╭──

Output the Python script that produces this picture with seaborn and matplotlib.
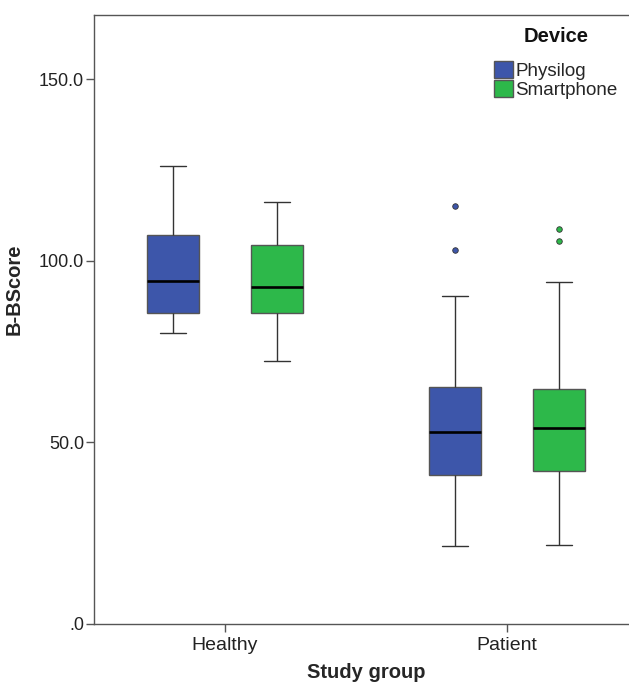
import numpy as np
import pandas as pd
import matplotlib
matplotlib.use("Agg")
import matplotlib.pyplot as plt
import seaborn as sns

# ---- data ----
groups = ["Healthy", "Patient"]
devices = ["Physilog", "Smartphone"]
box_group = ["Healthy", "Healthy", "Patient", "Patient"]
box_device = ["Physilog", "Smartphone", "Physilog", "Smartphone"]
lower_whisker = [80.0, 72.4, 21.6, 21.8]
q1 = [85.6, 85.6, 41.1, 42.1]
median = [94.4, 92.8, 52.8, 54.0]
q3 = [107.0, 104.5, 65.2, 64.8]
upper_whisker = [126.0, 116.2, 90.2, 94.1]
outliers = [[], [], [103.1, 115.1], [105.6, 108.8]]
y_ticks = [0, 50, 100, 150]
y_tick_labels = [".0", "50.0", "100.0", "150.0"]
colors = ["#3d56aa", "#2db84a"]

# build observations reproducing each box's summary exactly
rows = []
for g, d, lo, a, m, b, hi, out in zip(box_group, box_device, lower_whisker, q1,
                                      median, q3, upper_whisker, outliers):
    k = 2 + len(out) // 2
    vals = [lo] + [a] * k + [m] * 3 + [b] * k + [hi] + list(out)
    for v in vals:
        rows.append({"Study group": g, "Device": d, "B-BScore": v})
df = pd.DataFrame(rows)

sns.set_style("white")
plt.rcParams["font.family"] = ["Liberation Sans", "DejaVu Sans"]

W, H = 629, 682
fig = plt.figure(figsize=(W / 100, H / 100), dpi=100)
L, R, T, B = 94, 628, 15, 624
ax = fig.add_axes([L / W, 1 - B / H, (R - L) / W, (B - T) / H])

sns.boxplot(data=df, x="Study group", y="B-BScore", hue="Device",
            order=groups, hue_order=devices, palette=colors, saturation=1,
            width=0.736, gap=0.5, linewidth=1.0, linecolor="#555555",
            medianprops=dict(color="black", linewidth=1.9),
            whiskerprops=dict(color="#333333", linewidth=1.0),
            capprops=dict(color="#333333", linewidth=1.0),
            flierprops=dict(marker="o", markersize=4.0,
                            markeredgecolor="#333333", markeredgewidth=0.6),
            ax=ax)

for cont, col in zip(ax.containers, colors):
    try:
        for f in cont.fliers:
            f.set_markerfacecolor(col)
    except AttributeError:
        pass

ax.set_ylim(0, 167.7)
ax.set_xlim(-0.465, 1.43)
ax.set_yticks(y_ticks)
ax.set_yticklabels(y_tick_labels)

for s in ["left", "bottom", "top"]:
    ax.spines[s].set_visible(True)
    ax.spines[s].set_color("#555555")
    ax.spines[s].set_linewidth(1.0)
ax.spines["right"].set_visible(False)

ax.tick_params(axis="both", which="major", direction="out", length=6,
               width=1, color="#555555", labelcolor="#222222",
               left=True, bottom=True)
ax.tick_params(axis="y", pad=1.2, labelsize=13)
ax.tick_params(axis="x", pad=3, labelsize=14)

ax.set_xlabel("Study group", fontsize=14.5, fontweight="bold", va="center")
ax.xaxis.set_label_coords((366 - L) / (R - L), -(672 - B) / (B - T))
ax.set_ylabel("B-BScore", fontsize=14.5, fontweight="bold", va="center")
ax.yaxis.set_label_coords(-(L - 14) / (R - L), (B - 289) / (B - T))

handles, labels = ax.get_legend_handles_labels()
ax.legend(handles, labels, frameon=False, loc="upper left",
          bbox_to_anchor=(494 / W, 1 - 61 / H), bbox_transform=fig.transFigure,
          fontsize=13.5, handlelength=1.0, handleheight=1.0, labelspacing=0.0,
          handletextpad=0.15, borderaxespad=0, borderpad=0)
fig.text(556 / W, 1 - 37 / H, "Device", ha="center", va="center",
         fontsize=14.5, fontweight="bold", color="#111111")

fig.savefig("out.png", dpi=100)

╰──

> [REQUEST]:
Leave the pictures out, and print every line of the listing exactly as written.

> [RESULT OF THE TASK]:
Output the Python script that produces this picture with seaborn and matplotlib.
import numpy as np
import pandas as pd
import matplotlib
matplotlib.use("Agg")
import matplotlib.pyplot as plt
import seaborn as sns

# ---- data ----
groups = ["Healthy", "Patient"]
devices = ["Physilog", "Smartphone"]
box_group = ["Healthy", "Healthy", "Patient", "Patient"]
box_device = ["Physilog", "Smartphone", "Physilog", "Smartphone"]
lower_whisker = [80.0, 72.4, 21.6, 21.8]
q1 = [85.6, 85.6, 41.1, 42.1]
median = [94.4, 92.8, 52.8, 54.0]
q3 = [107.0, 104.5, 65.2, 64.8]
upper_whisker = [126.0, 116.2, 90.2, 94.1]
outliers = [[], [], [103.1, 115.1], [105.6, 108.8]]
y_ticks = [0, 50, 100, 150]
y_tick_labels = [".0", "50.0", "100.0", "150.0"]
colors = ["#3d56aa", "#2db84a"]

# build observations reproducing each box's summary exactly
rows = []
for g, d, lo, a, m, b, hi, out in zip(box_group, box_device, lower_whisker, q1,
                                      median, q3, upper_whisker, outliers):
    k = 2 + len(out) // 2
    vals = [lo] + [a] * k + [m] * 3 + [b] * k + [hi] + list(out)
    for v in vals:
        rows.append({"Study group": g, "Device": d, "B-BScore": v})
df = pd.DataFrame(rows)

sns.set_style("white")
plt.rcParams["font.family"] = ["Liberation Sans", "DejaVu Sans"]

W, H = 629, 682
fig = plt.figure(figsize=(W / 100, H / 100), dpi=100)
L, R, T, B = 94, 628, 15, 624
ax = fig.add_axes([L / W, 1 - B / H, (R - L) / W, (B - T) / H])

sns.boxplot(data=df, x="Study group", y="B-BScore", hue="Device",
            order=groups, hue_order=devices, palette=colors, saturation=1,
            width=0.736, gap=0.5, linewidth=1.0, linecolor="#555555",
            medianprops=dict(color="black", linewidth=1.9),
            whiskerprops=dict(color="#333333", linewidth=1.0),
            capprops=dict(color="#333333", linewidth=1.0),
            flierprops=dict(marker="o", markersize=4.0,
                            markeredgecolor="#333333", markeredgewidth=0.6),
            ax=ax)

for cont, col in zip(ax.containers, colors):
    try:
        for f in cont.fliers:
            f.set_markerfacecolor(col)
    except AttributeError:
        pass

ax.set_ylim(0, 167.7)
ax.set_xlim(-0.465, 1.43)
ax.set_yticks(y_ticks)
ax.set_yticklabels(y_tick_labels)

for s in ["left", "bottom", "top"]:
    ax.spines[s].set_visible(True)
    ax.spines[s].set_color("#555555")
    ax.spines[s].set_linewidth(1.0)
ax.spines["right"].set_visible(False)

ax.tick_params(axis="both", which="major", direction="out", length=6,
               width=1, color="#555555", labelcolor="#222222",
               left=True, bottom=True)
ax.tick_params(axis="y", pad=1.2, labelsize=13)
ax.tick_params(axis="x", pad=3, labelsize=14)

ax.set_xlabel("Study group", fontsize=14.5, fontweight="bold", va="center")
ax.xaxis.set_label_coords((366 - L) / (R - L), -(672 - B) / (B - T))
ax.set_ylabel("B-BScore", fontsize=14.5, fontweight="bold", va="center")
ax.yaxis.set_label_coords(-(L - 14) / (R - L), (B - 289) / (B - T))

handles, labels = ax.get_legend_handles_labels()
ax.legend(handles, labels, frameon=False, loc="upper left",
          bbox_to_anchor=(494 / W, 1 - 61 / H), bbox_transform=fig.transFigure,
          fontsize=13.5, handlelength=1.0, handleheight=1.0, labelspacing=0.0,
          handletextpad=0.15, borderaxespad=0, borderpad=0)
fig.text(556 / W, 1 - 37 / H, "Device", ha="center", va="center",
         fontsize=14.5, fontweight="bold", color="#111111")

fig.savefig("out.png", dpi=100)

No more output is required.